Chair of the Audit Chamber of the Dominican Republic
- In office 9 October 2008 – 4 February 2017
- Deputy: Pablo del Rosario
- Preceded by: Andres Terrero
- Succeeded by: Hugo Álvarez

Chair of Empresa de Transmisión Eléctrica Dominicana (ETED)
- In office 2008–2008

Deputy for the National District
- In office 16 August 2002 – 16 August 2006

Chair-Minister of Refinería Dominicana de Petróleo (REFIDOMSA)
- In office 1993–1996

Minister of Finance of the Dominican Republic
- In office 1990–1993
- Preceded by: Rodolfo Rincón Martínez
- Succeeded by: Florencio Lorenzo Silva

Personal details
- Born: Licelott Catalina Marte Hoffiz 30 April 1934 Santo Domingo, Dominican Republic
- Died: 13 June 2019 (aged 85) Santo Domingo, Dominican Republic
- Party: Social Christian Reformist Party
- Spouse: Juan Amador Barrios
- Children: Brigadier General Mélido Juan de Jesús Barrios Marte, ERD
- Parents: Santos Mélido Marte Pichardo (father); Aurora Altagracia Hoffiz Pastor (1912–2013) (mother);
- Alma mater: University of Santo Domingo
- Profession: Lawyer
- Awards: Order of Civil Merit: Dame Grand Cross; Order of May: Grand Cross; Order of Bernardo O'Higgins: Grand Cross; National Order of Merit: Commander; Order of Boyaca: Grand Cross; Order of Merit of Duarte, Sánchez and Mella: Grand Cross with Silver Breast Star;
- Income: RD$ 325,174 monthly (2009) (US$ 9,030)
- Net worth: RD$ 24,420,946.57 (2009) (US$ 678,223.98)

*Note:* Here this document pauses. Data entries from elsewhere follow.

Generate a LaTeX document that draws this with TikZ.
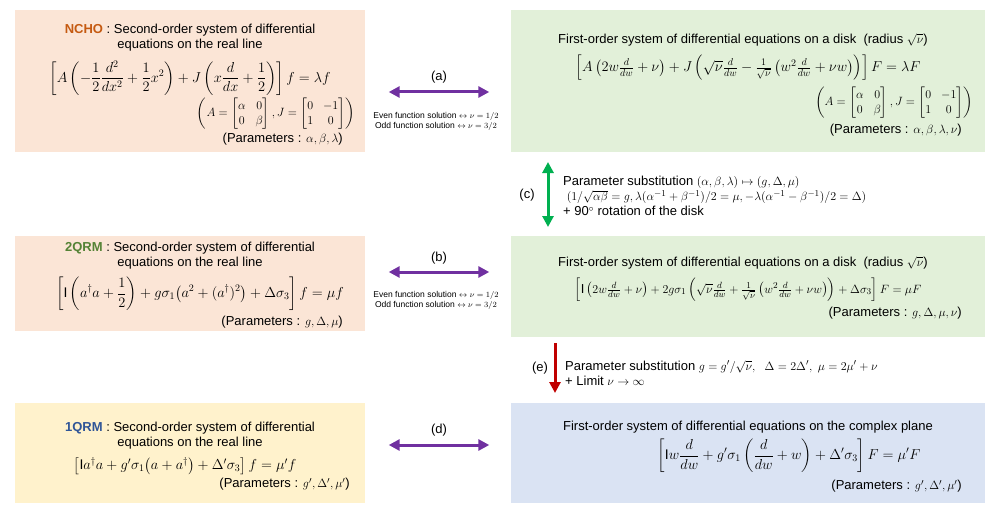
\documentclass[tikz,border=0pt]{standalone}
\usepackage{amsmath}
\usepackage{amssymb}
\usepackage{fontspec}
\setmainfont{Liberation Sans}
\usetikzlibrary{calc,arrows.meta}
\definecolor{peach}{HTML}{FBE5D6}
\definecolor{mint}{HTML}{E2F0D9}
\definecolor{cream}{HTML}{FFF2CC}
\definecolor{sky}{HTML}{DAE3F3}
\definecolor{nchocol}{HTML}{C55A11}
\definecolor{twocol}{HTML}{548235}
\definecolor{onecol}{HTML}{2F5597}
\definecolor{purp}{HTML}{7030A0}
\definecolor{grn}{HTML}{00B050}
\definecolor{rd}{HTML}{C00000}
\tikzset{
  panel/.style={draw=none, inner sep=0pt},
  txt/.style={inner sep=0pt, font=\fontsize{13}{15}\selectfont, align=center},
  eqn/.style={inner sep=0pt, font=\fontsize{14}{16}\selectfont, align=center},
  small/.style={inner sep=0pt, font=\fontsize{8.5}{10}\selectfont, align=center},
  link/.style={line width=3pt, {Triangle[length=11pt,width=11pt]}-{Triangle[length=11pt,width=11pt]}},
  down/.style={line width=3pt, -{Triangle[length=11pt,width=11pt]}}
}
\begin{document}
\begin{tikzpicture}[x=1pt,y=-1pt]
  \useasboundingbox (0,0) rectangle (1000,516);
  % boxes
  \fill[peach] (15,10) rectangle (365,152);
  \fill[mint] (511,10) rectangle (985,152);
  \fill[peach] (15,236) rectangle (365,331);
  \fill[mint] (511,236) rectangle (985,337);
  \fill[cream] (15,403) rectangle (365,503);
  \fill[sky] (511,403) rectangle (985,503);
  \node[panel] (ncho) at (365,92) {};
  \node[panel] (disk1) at (511,92) {};
  \node[panel] (qrm2) at (365,272) {};
  \node[panel] (disk2) at (511,272) {};
  \node[panel] (qrm1) at (365,445) {};
  \node[panel] (plane) at (511,445) {};
  % NCHO
  \node[txt] (nchot) at (190,38) {{\color{nchocol}\textbf{NCHO}} : Second-order system of differential\\equations on the real line};
  \node[eqn] (nchoe) at (190,78) {$\displaystyle\left[A\left(-\frac{1}{2}\frac{d^2}{dx^2}+\frac{1}{2}x^2\right)+J\left(x\frac{d}{dx}+\frac{1}{2}\right)\right]f=\lambda f$};
  \node[txt, anchor=east] (nchom) at (355,114) {$\left(A=\begin{bmatrix}\alpha&0\\0&\beta\end{bmatrix},J=\begin{bmatrix}0&-1\\1&0\end{bmatrix}\right)$};
  \node[txt, anchor=east] (nchop) at (343,139) {(Parameters : $\alpha,\beta,\lambda$)};
  % disk 1
  \node[txt] (disk1t) at (743,40) {First-order system of differential equations on a disk\; ($\mathrm{radius}\ \sqrt{\nu}$)};
  \node[eqn] (disk1e) at (748,68) {$\left[A\left(2w\frac{d}{dw}+\nu\right)+J\left(\sqrt{\nu}\frac{d}{dw}-\frac{1}{\sqrt{\nu}}\left(w^2\frac{d}{dw}+\nu w\right)\right)\right]F=\lambda F$};
  \node[txt, anchor=east] (disk1m) at (973,103) {$\left(A=\begin{bmatrix}\alpha&0\\0&\beta\end{bmatrix},J=\begin{bmatrix}0&-1\\1&0\end{bmatrix}\right)$};
  \node[txt, anchor=east] (disk1p) at (962,130) {(Parameters : $\alpha,\beta,\lambda,\nu$)};
  % 2QRM
  \node[txt] (qrm2t) at (190,256) {{\color{twocol}\textbf{2QRM}} : Second-order system of differential\\equations on the real line};
  \node[eqn] (qrm2e) at (200,294) {$\displaystyle\left[\mathrm{I}\left(a^\dagger a+\frac{1}{2}\right)+g\sigma_1\bigl(a^2+(a^\dagger)^2\bigr)+\Delta\sigma_3\right]f=\mu f$};
  \node[txt, anchor=east] (qrm2p) at (343,322) {(Parameters : $g,\Delta,\mu$)};
  % disk 2
  \node[txt] (disk2t) at (743,263) {First-order system of differential equations on a disk\; ($\mathrm{radius}\ \sqrt{\nu}$)};
  \node[txt] (disk2e) at (748,290) {$\left[\mathrm{I}\left(2w\frac{d}{dw}+\nu\right)+2g\sigma_1\left(\sqrt{\nu}\frac{d}{dw}+\frac{1}{\sqrt{\nu}}\left(w^2\frac{d}{dw}+\nu w\right)\right)+\Delta\sigma_3\right]F=\mu F$};
  \node[txt, anchor=east] (disk2p) at (962,313) {(Parameters : $g,\Delta,\mu,\nu$)};
  % 1QRM
  \node[txt] (qrm1t) at (190,436) {{\color{onecol}\textbf{1QRM}} : Second-order system of differential\\equations on the real line};
  \node[eqn] (qrm1e) at (185,466) {$\left[\mathrm{I}a^\dagger a+g'\sigma_1\bigl(a+a^\dagger\bigr)+\Delta'\sigma_3\right]f=\mu' f$};
  \node[txt, anchor=east] (qrm1p) at (350,484) {(Parameters : $g',\Delta',\mu'$)};
  % complex plane
  \node[txt] (planet) at (748,427) {First-order system of differential equations on the complex plane};
  \node[eqn] (planee) at (789,456) {$\displaystyle\left[\mathrm{I}w\frac{d}{dw}+g'\sigma_1\left(\frac{d}{dw}+w\right)+\Delta'\sigma_3\right]F=\mu' F$};
  \node[txt, anchor=east] (planep) at (962,486) {(Parameters : $g',\Delta',\mu'$)};
  % horizontal links
  \draw[link, purp, shorten <=23pt, shorten >=21pt] (ncho) -- (disk1);
  \draw[link, purp, shorten <=23pt, shorten >=21pt] (qrm2) -- (disk2);
  \draw[link, purp, shorten <=23pt, shorten >=21pt] (qrm1) -- (plane);
  \node[txt] (la) at (439,77) {(a)};
  \node[small] (sa) at (436,121) {Even function solution $\leftrightarrow\nu=1/2$\\Odd function solution $\leftrightarrow\nu=3/2$};
  \node[txt] (lb) at (439,258) {(b)};
  \node[small] (sb) at (436,300) {Even function solution $\leftrightarrow\nu=1/2$\\Odd function solution $\leftrightarrow\nu=3/2$};
  \node[txt] (ld) at (439,430) {(d)};
  % vertical links
  \coordinate (cx) at (548,0);
  \coordinate (ex) at (555,0);
  \draw[link, grn, shorten <=10pt, shorten >=9pt] (cx |- 0,152) -- (cx |- 0,236);
  \node[txt] (lc) at (527,195) {(c)};
  \node[txt, anchor=west, align=left] (sc) at (563,196) {Parameter substitution $(\alpha,\beta,\lambda)\mapsto(g,\Delta,\mu)$\\
    \ $(1/\sqrt{\alpha\beta}=g,\lambda(\alpha^{-1}+\beta^{-1})/2=\mu,-\lambda(\alpha^{-1}-\beta^{-1})/2=\Delta)$\\
    + 90$^\circ$ rotation of the disk};
  \draw[down, rd, shorten <=6pt, shorten >=10pt] (ex |- 0,337) -- (ex |- 0,403);
  \node[txt] (le) at (540,368) {(e)};
  \node[txt, anchor=west, align=left] (se) at (565,373) {Parameter substitution $g=g'/\sqrt{\nu},\ \ \Delta=2\Delta',\ \mu=2\mu'+\nu$\\
    + Limit $\nu\to\infty$};
\end{tikzpicture}
\end{document}
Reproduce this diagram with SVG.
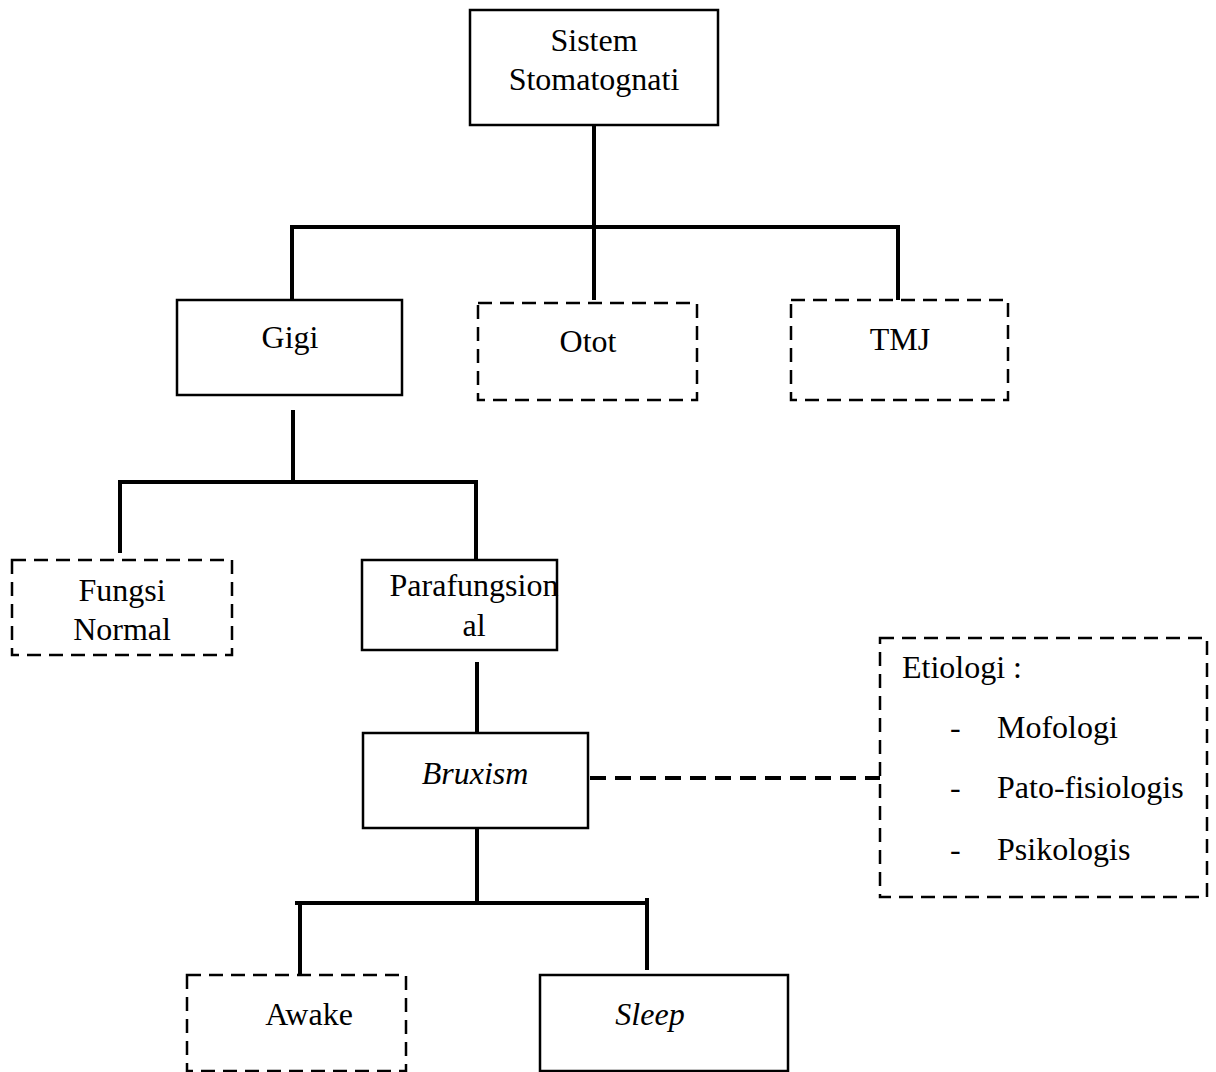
<svg xmlns="http://www.w3.org/2000/svg" width="1216" height="1072" viewBox="0 0 1216 1072">
<style>
.box{fill:#fff;stroke:#000;stroke-width:2.5}
.dash{fill:#fff;stroke:#000;stroke-width:2.5;stroke-dasharray:14 8}
.t{font-family:"Liberation Serif","Times New Roman",serif;font-size:32px;fill:#000}
.c{text-anchor:middle}
.i{font-style:italic}
.ln{stroke:#000;stroke-width:4;fill:none}
.dl{stroke:#000;stroke-width:4;fill:none;stroke-dasharray:16 9}
</style>
<rect width="1216" height="1072" fill="#fff"/>
<g id="connectors">
<line class="ln" x1="594" y1="125" x2="594" y2="229"/>
<line class="ln" x1="292" y1="227" x2="898" y2="227"/>
<line class="ln" x1="292" y1="225" x2="292" y2="300"/>
<line class="ln" x1="594" y1="227" x2="594" y2="300"/>
<line class="ln" x1="898" y1="225" x2="898" y2="300"/>
<line class="ln" x1="293" y1="410" x2="293" y2="484"/>
<line class="ln" x1="120" y1="482" x2="476" y2="482"/>
<line class="ln" x1="120" y1="480" x2="120" y2="553"/>
<line class="ln" x1="476" y1="480" x2="476" y2="560"/>
<line class="ln" x1="477" y1="662" x2="477" y2="735"/>
<line class="dl" x1="590" y1="778" x2="880" y2="778"/>
<line class="ln" x1="477" y1="828" x2="477" y2="905"/>
<line class="ln" x1="295" y1="903" x2="649" y2="903"/>
<line class="ln" x1="300" y1="901" x2="300" y2="975"/>
<line class="ln" x1="647" y1="898" x2="647" y2="970"/>
</g>
<g id="node-sistem">
<rect class="box" x="470" y="10" width="248" height="115"/>
<text class="t c" x="594" y="51">Sistem</text>
<text class="t c" x="594" y="90">Stomatognati</text>
</g>
<g id="node-gigi">
<rect class="box" x="177" y="300" width="225" height="95"/>
<text class="t c" x="290" y="348">Gigi</text>
</g>
<g id="node-otot">
<rect class="dash" x="478" y="303" width="219" height="97"/>
<text class="t c" x="588" y="352">Otot</text>
</g>
<g id="node-tmj">
<rect class="dash" x="791" y="300" width="217" height="100"/>
<text class="t c" x="900" y="350">TMJ</text>
</g>
<g id="node-fungsi">
<rect class="dash" x="12" y="560" width="220" height="95"/>
<text class="t c" x="122" y="601">Fungsi</text>
<text class="t c" x="122" y="640">Normal</text>
</g>
<g id="node-parafungsional">
<rect class="box" x="362" y="560" width="195" height="90"/>
<text class="t c" x="474" y="596">Parafungsion</text>
<text class="t c" x="474" y="636">al</text>
</g>
<g id="node-bruxism">
<rect class="box" x="363" y="733" width="225" height="95"/>
<text class="t c i" x="475" y="784">Bruxism</text>
</g>
<g id="node-etiologi">
<rect class="dash" x="880" y="638" width="327" height="259"/>
<text class="t" x="902" y="678">Etiologi :</text>
<text class="t" x="950" y="738">-</text>
<text class="t" x="997" y="738">Mofologi</text>
<text class="t" x="950" y="798">-</text>
<text class="t" x="997" y="798">Pato-fisiologis</text>
<text class="t" x="950" y="860">-</text>
<text class="t" x="997" y="860">Psikologis</text>
</g>
<g id="node-awake">
<rect class="dash" x="187" y="975" width="219" height="96"/>
<text class="t c" x="309" y="1025">Awake</text>
</g>
<g id="node-sleep">
<rect class="box" x="540" y="975" width="248" height="96"/>
<text class="t c i" x="650" y="1025">Sleep</text>
</g>
</svg>
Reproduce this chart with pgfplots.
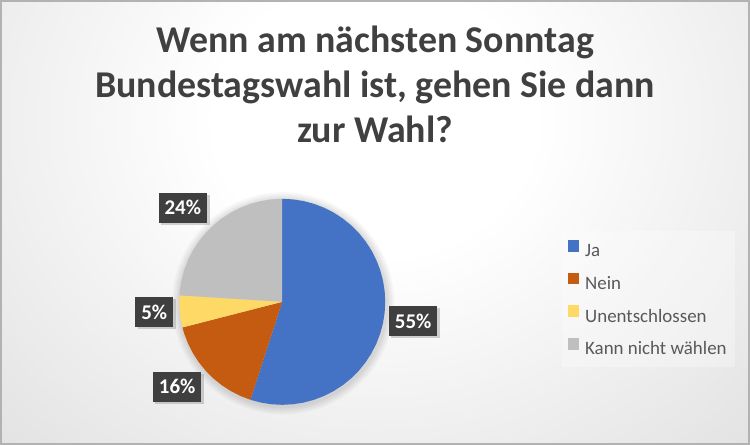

= Licelott Marte de Barrios =

Dominican lawyer, diplomat, politician, and accountant (1934–2019)

Licelott C. Marte de Barrios (30 April 1934 – 13 June 2019) was a Dominican lawyer, diplomat, politician, and accountant.

== Biography ==
Licelott Catalina Marte Hoffiz was born on 30 April 1934 in Santo Domingo to Santos Mélido Marte Pichardo—minister of Defense in 1961—and Aurora Altagracia Hoffiz Pastor.

In her youth she was elected Queen of the Carnival of San Cristóbal and Miss Santiago.

She graduated in 1958 as Juris Doctor from the University of Santo Domingo, and has post-grades from the Pontifical Catholic University Mother and Teacher and Universidad Iberoamericana (UNIBE) universities. She was Minister of Finance from 1990 to 1993, Chair-Minister of REFIDOMSA from 1993–1996, and Deputy for the National District from 2002 to 2006.

Marte de Barrios served as the Chair of the Audit Chamber of the Dominican Republic from October 2008 to February 2017.

Licelott died on 13 June 2019, after being several days at a Dominican hospital fighting cancer.